The effect of applying literally Rule 1-406 in a case as extraordinary as the present one would require Respondents, who consist of individuals harmed by Exxon’s admitted malfeasance, to pay approximately $1 million in premium costs for the supersedeas bond posted by Exxon pending an appeal that it pursued, as did Respondents.5 Such an outcome is not only unjust, but unreasonable. Therefore, we deny Exxon’s Amended Request for Bond Premium Costs and order that the mandate in Ford be revised to order the parties to bear their own costs.

. Among their arguments, Respondents contended that we represented erroneously, in footnote 60 of our earlier Opinion, that the Fox/Shindledecker and Anderson/Curtiss properties tested below the level of 20 ppb of MTBE in their wells.
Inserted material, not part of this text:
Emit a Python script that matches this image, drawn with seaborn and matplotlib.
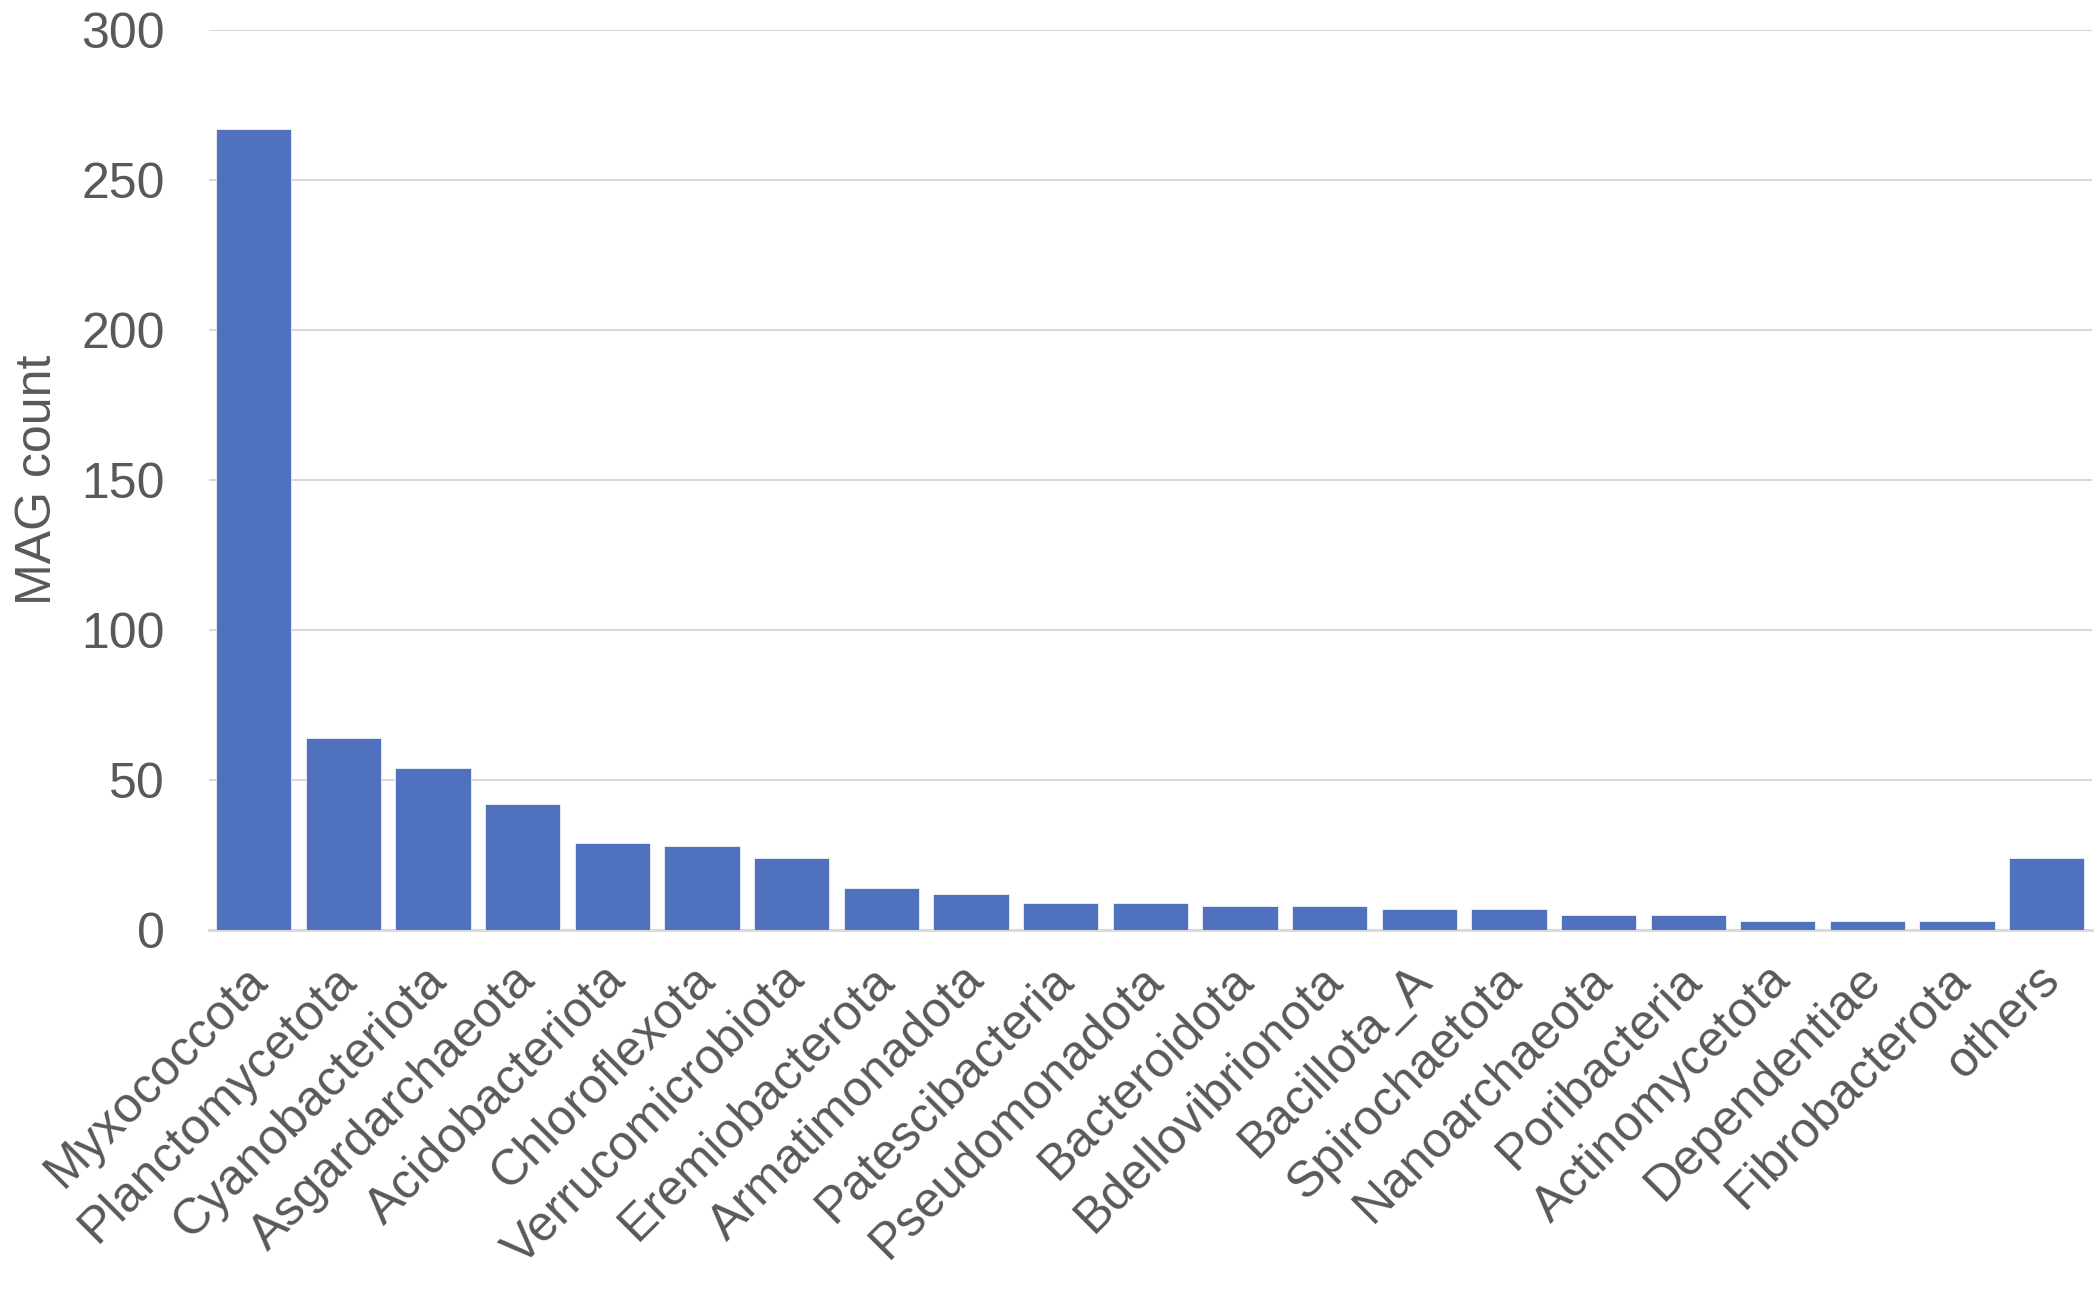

This was an error on our part and was corrected post-filing in the slip opinion. The correction was not substantive or material, however, because the judgments for these Respondents were reversed for other reasons, as explained in the Opinion.

. Md. Rule 8-422(a) provides, in pertinent part:

(a) Civil Proceedings.
(1) Generally. Stay of an order granting an injunction is governed by Rules 2-632 and 8-425. Except as otherwise provided in the Code or Rule 2-632, an appellant may stay the enforcement of any other civil judgment from which an appeal is taken by filing with the clerk of the lower court a supersedeas bond under Rule 8-423, alternative security as prescribed by Rule 1-402(e), or other security as provided in Rule 8-424. The bond or other security may be filed at any time before satisfaction of the judgment, but enforcement shall be stayed only from the time the security is filed.

. Md. Rule 8-423 states, in relevant part:

(a) Condition of Bond. Subject to section (b) of this Rule, a supersedeas bond shall be conditioned upon the satisfaction in full of (1) the judgment from which the appeal is taken, together with costs, interest, and damages for delay, if for any reason the appeal is dismissed or if the judgment is affirmed, or (2) any modified judgment and costs, interest, and damages entered or awarded on appeal.
(b) Amount of Bond. Unless the parties otherwise agree, the amount of the bond shall be as follows:
(1) Money Judgment Not Otherwise Secured. When the judgment is for the recovery of money not otherwise secured, the amount of the bond shall be the sum that will cover the whole amount of the judgment remaining unsatisfied plus interest and costs, except that the court, after taking into consideration all relevant factors, may reduce the amount of the bond upon making specific findings justifying the amount.

. We use advisedly the term "mass.” Of course, there is no hard-and-fast rule establishing a threshold beyond which a toxic contamination claim transmutes from a toxic tort to a "mass” toxic tort. Clearly, neither Ford nor Albright approach the circumstances of something like In re Union Carbide Corp. Gas Plant Disaster at Bhopal, India in Dec., 1984, 809 F.2d 195, 197 (2d Cir.1987) (where a Bhopal chemical plant gas leak killed 2,000 people and injured 200,000, resulting in 145 class actions). Nonetheless, the combined total of plaintiffs approaching 700 *500in Albright and Ford strike us as sufficient to deploy the modifier, ''mass,” with regard to either case or the two collectively.

. We note that, although the argument is not before us, avoiding a literal application of Md. Rule 1-406 here precludes a potential constitutional challenge: compelling individuals in the place of Respondents may argue that the penalty of paying such egregious premium bond costs on a reflexive basis may violate their constitutional rights. See O’Donnell v. McGann, 310 Md. 342, 350-51, 529 A.2d 372, 376 (1987) (addressing the possibility of a constitutional challenge where Petitioners argued they were “financially unable” to meet the required supersedeas bond amount). Hence, as we resolved in O’Donnell, we "restate the familiar principle that a rule will be construed to avoid a possible conflict with the Constitution whenever that course is reasonable!)] ” as we conclude is the situation in the instant case. Id. (internal citations omitted); see Washington Suburban Sanitary Com’n v. Phillips, 413 Md. 606, 620, 994 A.2d 411, 420 (2010) (stating that "a construction of a provision which casts doubt on its constitutionality should be avoided.”).